Aquila’s proposal also incorporates the cancellation of approximately $11 million in loans owed by Canoo to his personal financial firm.
Timeline of Events
According to the filing, Garson was informed by the bankruptcy trustee that his offer would be given due consideration. He was reportedly given until the end of April to complete the necessary arrangements. However, just two days after this communication, the trustee proceeded with the sale hearing and finalized the transfer of Canoo’s assets to Aquila on April 11th.
Requests for comment from the bankruptcy trustee have currently gone unanswered.
Previous Objections to the Sale
Garson isn't the only party to voice concerns regarding the sale. Harbinger Motors, an EV trucking company founded by former Canoo employees, previously objected to the transaction before it was approved. The bankruptcy judge dismissed this objection, but Harbinger Motors has since filed an appeal.
Investor Background
Publicly available information about Garson is limited.
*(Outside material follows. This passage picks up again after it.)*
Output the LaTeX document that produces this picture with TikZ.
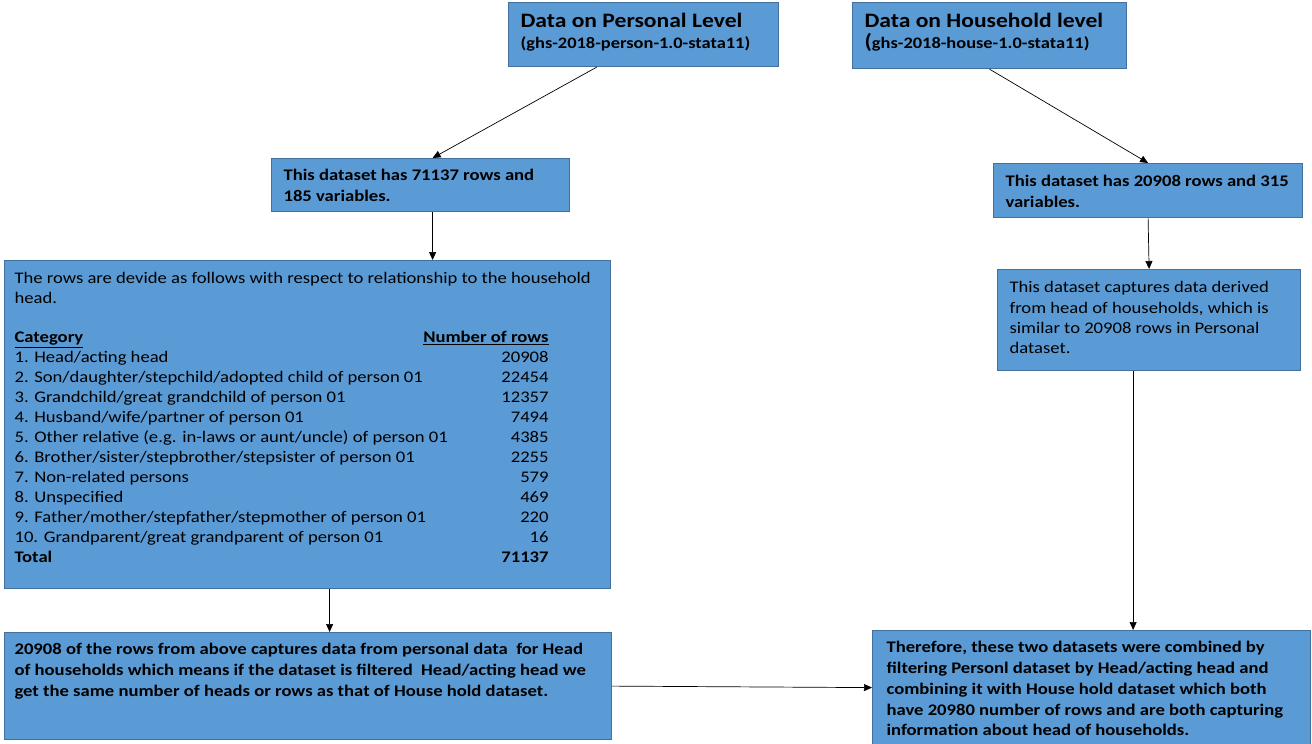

His LinkedIn profile indicates he is based in London and involved in real estate investments.
He is listed as a director of Garland Holdings Limited, a U.K.-based real estate investment company, according to the country’s official business registry.
Motivation Remains Unclear
The motion to vacate the sale does not disclose Garson’s specific reasons for interest in Canoo, nor does it mention any potential involvement of other investors. Garson submitted a declaration supporting the motion, accompanied by 23 exhibits, but all documents have been sealed from public view.
A legal representative for Garson has not yet responded to requests for comment.
Reliance on Trustee Communication
The filing states, “[Garson] believed he had more than enough time to submit his superior bid based on communications with the Trustee and his counsel. In reliance on such communications, Movant did not object to the sale or formally submit a competing bid, all while continuing to finalize his offer and requesting clarifications from the Trustee.”
The document further asserts, “Despite a clearly superior offer being practically thrown at him, the Trustee determined to seek Court approval of a transaction” with Aquila. Counsel for Aquila has not responded to a request for comment.
Prior Interest in Canoo’s Assets
Earlier this month, a lawyer representing the bankrupt startup revealed that as many as eight parties had signed non-disclosure agreements and evaluated Canoo’s assets. Only a small number of these parties presented bids, including one group that the bankruptcy trustee indicated might raise concerns with the Committee on Foreign Investment in the United States due to its unspecified “foreign ownership.”
It remains uncertain whether Garson’s bid is the one to which the trustee was referring.